#### Work required
Only lines with the string "this" matter here; gather them from the material below.

(Part of a data file)
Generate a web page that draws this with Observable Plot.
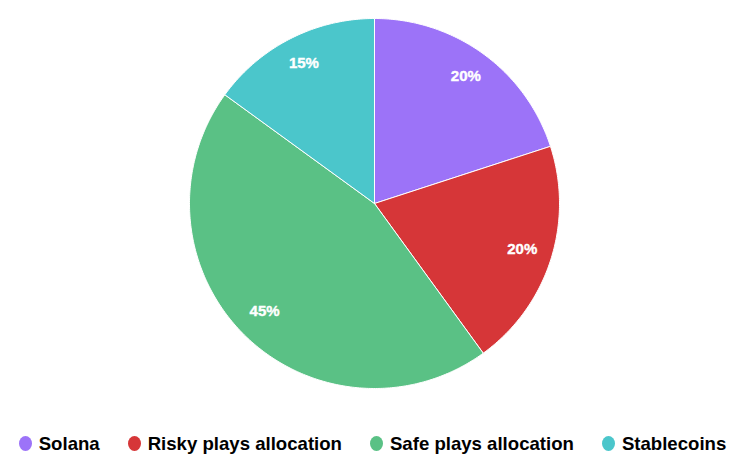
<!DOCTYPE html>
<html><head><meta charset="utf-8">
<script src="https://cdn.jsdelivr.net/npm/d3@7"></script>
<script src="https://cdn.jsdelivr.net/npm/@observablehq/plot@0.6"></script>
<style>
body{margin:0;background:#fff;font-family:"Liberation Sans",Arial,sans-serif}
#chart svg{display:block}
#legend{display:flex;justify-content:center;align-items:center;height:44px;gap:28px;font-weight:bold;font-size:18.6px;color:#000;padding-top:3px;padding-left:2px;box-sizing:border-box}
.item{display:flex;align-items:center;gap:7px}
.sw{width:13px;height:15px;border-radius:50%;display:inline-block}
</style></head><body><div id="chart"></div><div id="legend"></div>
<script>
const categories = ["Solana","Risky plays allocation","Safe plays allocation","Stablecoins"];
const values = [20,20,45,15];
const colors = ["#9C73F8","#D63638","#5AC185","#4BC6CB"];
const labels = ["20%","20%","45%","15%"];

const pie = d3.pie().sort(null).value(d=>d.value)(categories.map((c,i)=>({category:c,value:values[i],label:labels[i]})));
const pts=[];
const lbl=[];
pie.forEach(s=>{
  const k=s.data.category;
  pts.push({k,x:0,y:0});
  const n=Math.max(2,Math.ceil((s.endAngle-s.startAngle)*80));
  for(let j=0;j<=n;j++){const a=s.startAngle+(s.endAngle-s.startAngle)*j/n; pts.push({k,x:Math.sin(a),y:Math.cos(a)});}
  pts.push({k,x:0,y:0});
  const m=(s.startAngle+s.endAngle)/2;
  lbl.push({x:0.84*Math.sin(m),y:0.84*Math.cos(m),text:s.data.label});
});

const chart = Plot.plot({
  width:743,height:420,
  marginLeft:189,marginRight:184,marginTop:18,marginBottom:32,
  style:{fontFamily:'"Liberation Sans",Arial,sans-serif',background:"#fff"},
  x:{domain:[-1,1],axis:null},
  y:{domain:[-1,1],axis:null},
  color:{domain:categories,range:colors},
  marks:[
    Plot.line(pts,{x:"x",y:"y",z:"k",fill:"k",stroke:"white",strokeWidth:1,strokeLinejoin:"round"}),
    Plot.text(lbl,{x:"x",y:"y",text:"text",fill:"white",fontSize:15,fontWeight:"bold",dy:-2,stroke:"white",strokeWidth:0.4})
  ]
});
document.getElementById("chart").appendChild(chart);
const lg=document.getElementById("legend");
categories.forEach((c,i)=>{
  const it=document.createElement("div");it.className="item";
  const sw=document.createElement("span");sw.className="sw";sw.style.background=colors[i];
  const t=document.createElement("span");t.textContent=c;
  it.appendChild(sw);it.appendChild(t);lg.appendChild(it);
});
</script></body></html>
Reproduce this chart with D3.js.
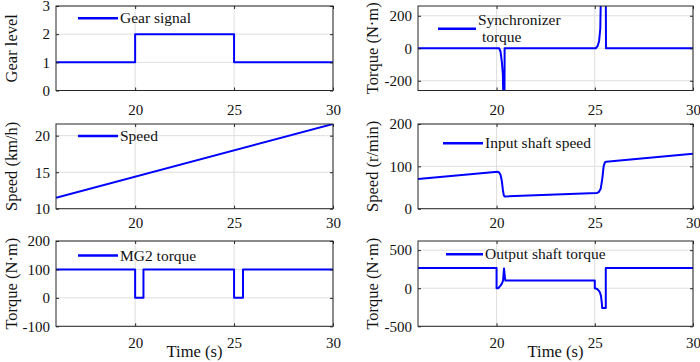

#### Result of the task
Generate a web page that draws this with Observable Plot.
Reproduce this chart with D3.js.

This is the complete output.